### MATERIAL PROVIDED
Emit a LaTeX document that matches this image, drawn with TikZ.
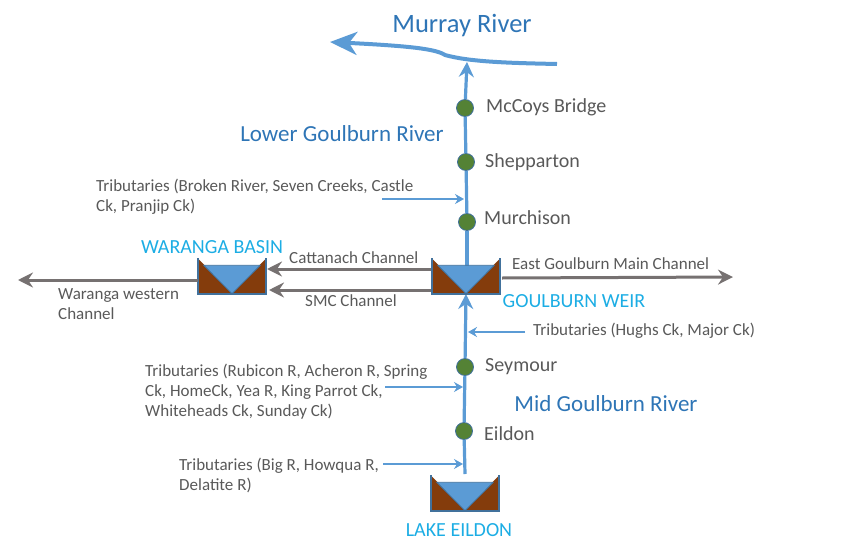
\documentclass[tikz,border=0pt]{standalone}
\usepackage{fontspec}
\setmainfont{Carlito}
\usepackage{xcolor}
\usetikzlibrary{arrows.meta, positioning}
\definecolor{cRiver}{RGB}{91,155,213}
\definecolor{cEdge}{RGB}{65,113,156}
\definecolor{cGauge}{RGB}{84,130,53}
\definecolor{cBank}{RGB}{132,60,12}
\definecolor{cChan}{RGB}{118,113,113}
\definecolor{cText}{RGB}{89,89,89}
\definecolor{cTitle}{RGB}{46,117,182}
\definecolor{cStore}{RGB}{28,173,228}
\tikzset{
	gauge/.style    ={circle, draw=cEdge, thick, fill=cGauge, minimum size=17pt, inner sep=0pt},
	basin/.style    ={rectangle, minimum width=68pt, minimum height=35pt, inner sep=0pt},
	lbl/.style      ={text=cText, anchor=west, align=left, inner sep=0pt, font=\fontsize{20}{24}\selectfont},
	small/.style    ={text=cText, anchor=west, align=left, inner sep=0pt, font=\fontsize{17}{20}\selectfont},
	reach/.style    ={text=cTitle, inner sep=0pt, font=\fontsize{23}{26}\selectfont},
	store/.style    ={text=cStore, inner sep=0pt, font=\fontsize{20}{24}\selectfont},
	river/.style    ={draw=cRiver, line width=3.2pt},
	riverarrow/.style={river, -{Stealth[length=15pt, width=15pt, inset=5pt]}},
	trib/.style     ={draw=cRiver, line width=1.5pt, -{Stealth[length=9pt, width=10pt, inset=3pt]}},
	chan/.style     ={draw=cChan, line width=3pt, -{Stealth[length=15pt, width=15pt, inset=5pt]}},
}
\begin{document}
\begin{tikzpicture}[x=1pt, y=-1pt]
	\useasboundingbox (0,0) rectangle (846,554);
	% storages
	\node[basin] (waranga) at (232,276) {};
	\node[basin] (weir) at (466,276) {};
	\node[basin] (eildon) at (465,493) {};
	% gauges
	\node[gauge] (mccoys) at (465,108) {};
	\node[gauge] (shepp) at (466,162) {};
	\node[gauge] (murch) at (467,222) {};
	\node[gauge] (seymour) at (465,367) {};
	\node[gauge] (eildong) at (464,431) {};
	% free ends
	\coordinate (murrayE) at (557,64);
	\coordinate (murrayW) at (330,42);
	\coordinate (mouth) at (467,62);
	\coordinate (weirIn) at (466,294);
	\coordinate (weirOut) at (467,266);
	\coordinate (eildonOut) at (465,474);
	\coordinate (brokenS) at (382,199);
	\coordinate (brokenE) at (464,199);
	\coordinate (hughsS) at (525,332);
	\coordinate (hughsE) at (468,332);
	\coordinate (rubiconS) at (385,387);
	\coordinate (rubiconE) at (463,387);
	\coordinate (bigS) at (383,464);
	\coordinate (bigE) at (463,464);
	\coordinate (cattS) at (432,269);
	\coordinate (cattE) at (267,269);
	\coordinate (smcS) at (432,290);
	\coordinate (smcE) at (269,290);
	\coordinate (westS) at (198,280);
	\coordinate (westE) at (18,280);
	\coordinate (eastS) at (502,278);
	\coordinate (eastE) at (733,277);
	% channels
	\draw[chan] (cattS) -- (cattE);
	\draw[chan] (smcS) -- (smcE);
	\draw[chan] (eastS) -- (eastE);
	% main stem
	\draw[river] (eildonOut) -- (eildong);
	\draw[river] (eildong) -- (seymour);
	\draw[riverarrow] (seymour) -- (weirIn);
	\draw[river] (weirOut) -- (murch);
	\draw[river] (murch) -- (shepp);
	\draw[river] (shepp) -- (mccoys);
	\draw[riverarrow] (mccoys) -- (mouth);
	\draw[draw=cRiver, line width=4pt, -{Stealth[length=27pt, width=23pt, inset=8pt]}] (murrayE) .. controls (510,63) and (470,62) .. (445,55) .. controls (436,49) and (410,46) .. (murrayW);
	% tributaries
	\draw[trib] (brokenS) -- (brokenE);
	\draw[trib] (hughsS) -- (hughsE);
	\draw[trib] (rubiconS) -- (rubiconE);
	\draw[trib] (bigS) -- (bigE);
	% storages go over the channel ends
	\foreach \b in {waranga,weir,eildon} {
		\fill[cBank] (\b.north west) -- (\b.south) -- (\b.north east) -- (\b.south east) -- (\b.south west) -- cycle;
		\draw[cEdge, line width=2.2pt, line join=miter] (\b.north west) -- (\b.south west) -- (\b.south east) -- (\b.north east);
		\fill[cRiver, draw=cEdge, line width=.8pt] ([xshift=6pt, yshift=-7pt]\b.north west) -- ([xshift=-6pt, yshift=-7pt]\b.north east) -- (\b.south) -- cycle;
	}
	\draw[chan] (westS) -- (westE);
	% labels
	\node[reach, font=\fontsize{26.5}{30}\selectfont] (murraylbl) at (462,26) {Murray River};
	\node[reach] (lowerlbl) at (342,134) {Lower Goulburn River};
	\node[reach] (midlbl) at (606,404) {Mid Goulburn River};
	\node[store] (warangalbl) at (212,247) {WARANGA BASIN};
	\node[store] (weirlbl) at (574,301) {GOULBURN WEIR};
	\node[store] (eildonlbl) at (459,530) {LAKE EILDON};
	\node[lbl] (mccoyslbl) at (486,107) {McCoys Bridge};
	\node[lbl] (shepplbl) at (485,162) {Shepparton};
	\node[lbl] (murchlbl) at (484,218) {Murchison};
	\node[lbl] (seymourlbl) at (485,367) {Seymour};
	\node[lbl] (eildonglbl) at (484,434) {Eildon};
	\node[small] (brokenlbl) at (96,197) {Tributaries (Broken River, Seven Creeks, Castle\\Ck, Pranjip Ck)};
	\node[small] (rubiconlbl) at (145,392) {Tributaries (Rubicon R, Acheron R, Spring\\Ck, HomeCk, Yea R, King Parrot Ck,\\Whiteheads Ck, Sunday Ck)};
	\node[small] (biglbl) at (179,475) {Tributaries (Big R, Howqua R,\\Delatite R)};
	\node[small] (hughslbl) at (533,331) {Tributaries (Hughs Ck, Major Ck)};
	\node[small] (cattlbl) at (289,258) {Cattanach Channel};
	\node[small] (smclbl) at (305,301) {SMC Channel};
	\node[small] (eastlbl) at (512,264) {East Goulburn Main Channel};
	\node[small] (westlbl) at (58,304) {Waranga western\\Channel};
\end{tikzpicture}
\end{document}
######
### MATERIAL PROVIDED
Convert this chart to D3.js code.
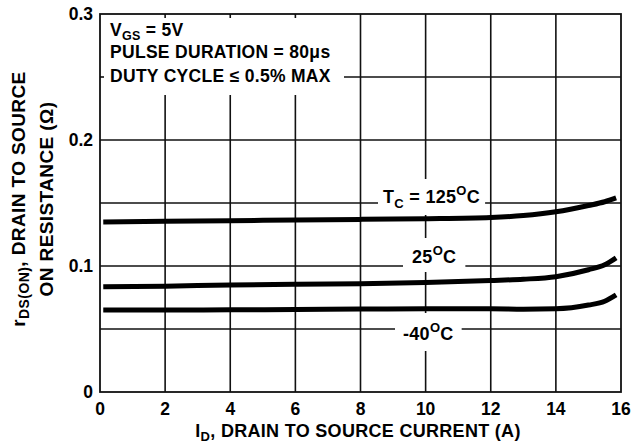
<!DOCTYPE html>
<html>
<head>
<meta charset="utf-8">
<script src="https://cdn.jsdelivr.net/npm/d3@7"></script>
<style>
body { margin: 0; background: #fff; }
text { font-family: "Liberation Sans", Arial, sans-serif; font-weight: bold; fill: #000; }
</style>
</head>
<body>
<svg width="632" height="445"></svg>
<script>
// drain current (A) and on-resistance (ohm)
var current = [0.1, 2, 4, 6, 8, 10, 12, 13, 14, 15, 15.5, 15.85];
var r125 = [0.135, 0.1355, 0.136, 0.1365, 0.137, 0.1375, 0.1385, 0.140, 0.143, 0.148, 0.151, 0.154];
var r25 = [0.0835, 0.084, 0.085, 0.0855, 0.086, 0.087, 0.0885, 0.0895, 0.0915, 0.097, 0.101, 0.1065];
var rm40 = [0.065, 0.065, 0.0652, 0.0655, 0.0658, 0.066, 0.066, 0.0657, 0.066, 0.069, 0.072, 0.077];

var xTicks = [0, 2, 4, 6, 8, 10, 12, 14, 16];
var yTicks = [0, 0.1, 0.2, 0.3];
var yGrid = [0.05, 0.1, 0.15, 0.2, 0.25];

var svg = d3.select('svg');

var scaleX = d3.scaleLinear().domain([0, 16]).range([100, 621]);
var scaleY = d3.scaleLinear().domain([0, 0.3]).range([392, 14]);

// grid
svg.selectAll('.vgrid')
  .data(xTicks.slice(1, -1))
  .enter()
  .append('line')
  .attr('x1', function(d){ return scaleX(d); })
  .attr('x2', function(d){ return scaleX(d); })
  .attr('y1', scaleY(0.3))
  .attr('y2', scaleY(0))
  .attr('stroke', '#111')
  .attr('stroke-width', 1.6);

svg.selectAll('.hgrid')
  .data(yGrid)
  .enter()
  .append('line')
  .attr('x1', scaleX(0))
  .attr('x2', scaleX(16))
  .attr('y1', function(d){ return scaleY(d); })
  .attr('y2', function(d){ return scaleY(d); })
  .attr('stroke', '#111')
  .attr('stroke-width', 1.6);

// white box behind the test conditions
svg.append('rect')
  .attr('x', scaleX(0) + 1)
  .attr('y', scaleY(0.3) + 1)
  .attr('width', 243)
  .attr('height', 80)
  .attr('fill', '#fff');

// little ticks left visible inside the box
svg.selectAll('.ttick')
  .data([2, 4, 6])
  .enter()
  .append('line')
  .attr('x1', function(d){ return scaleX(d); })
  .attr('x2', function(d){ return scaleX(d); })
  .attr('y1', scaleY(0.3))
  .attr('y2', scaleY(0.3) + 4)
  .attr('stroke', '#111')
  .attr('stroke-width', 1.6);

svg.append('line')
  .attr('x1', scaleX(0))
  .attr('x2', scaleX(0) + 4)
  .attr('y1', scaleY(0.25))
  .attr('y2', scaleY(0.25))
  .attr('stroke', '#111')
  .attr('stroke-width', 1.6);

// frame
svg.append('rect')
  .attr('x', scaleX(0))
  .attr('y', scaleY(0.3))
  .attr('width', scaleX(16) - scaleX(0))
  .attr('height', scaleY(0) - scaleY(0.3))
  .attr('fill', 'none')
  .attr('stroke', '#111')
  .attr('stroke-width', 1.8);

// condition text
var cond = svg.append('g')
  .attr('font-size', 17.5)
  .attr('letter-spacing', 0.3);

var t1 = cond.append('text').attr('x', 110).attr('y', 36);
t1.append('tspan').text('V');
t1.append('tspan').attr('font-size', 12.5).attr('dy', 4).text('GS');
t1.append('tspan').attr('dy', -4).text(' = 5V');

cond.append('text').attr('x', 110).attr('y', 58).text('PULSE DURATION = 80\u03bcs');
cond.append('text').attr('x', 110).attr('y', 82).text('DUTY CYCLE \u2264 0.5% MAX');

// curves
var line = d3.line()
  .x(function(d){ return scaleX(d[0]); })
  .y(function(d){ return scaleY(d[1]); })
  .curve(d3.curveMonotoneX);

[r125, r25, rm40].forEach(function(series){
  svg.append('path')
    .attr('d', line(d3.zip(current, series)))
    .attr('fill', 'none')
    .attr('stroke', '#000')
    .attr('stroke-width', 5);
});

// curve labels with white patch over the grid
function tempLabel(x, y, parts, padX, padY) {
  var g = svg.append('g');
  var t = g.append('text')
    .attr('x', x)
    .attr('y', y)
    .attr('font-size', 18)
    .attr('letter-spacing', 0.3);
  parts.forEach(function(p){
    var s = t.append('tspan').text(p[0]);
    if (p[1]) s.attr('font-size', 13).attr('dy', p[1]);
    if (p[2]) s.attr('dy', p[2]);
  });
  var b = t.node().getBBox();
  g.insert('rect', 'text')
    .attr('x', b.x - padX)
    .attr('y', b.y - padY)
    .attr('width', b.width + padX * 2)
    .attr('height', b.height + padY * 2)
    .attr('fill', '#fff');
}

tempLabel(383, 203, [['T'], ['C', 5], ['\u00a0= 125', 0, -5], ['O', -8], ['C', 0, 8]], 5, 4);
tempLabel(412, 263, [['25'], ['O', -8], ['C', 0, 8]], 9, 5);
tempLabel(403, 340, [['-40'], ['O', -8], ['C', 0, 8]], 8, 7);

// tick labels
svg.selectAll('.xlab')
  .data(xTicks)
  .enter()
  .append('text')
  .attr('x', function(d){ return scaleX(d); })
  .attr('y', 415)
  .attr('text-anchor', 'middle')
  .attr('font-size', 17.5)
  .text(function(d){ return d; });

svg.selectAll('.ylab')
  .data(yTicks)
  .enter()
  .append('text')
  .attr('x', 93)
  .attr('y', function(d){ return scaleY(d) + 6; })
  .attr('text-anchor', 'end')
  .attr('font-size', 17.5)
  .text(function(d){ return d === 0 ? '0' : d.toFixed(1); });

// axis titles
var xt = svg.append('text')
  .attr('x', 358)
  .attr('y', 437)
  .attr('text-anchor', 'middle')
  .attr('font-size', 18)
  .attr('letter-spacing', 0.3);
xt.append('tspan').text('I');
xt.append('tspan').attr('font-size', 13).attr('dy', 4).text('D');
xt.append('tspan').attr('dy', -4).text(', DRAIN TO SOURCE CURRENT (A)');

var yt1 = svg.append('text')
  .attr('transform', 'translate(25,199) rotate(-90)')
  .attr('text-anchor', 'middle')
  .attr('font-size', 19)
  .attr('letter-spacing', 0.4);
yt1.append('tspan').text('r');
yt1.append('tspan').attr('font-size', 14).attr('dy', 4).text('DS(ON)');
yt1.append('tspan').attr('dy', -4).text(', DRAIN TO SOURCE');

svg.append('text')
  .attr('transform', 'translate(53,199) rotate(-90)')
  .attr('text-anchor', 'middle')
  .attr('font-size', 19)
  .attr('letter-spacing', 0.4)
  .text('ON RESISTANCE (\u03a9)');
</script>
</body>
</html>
######
WORK TO DO = Extract every line containing the string "this" from the data above.

FINISHED TASK =
Emit a LaTeX document that matches this image, drawn with TikZ.
Convert this chart to D3.js code.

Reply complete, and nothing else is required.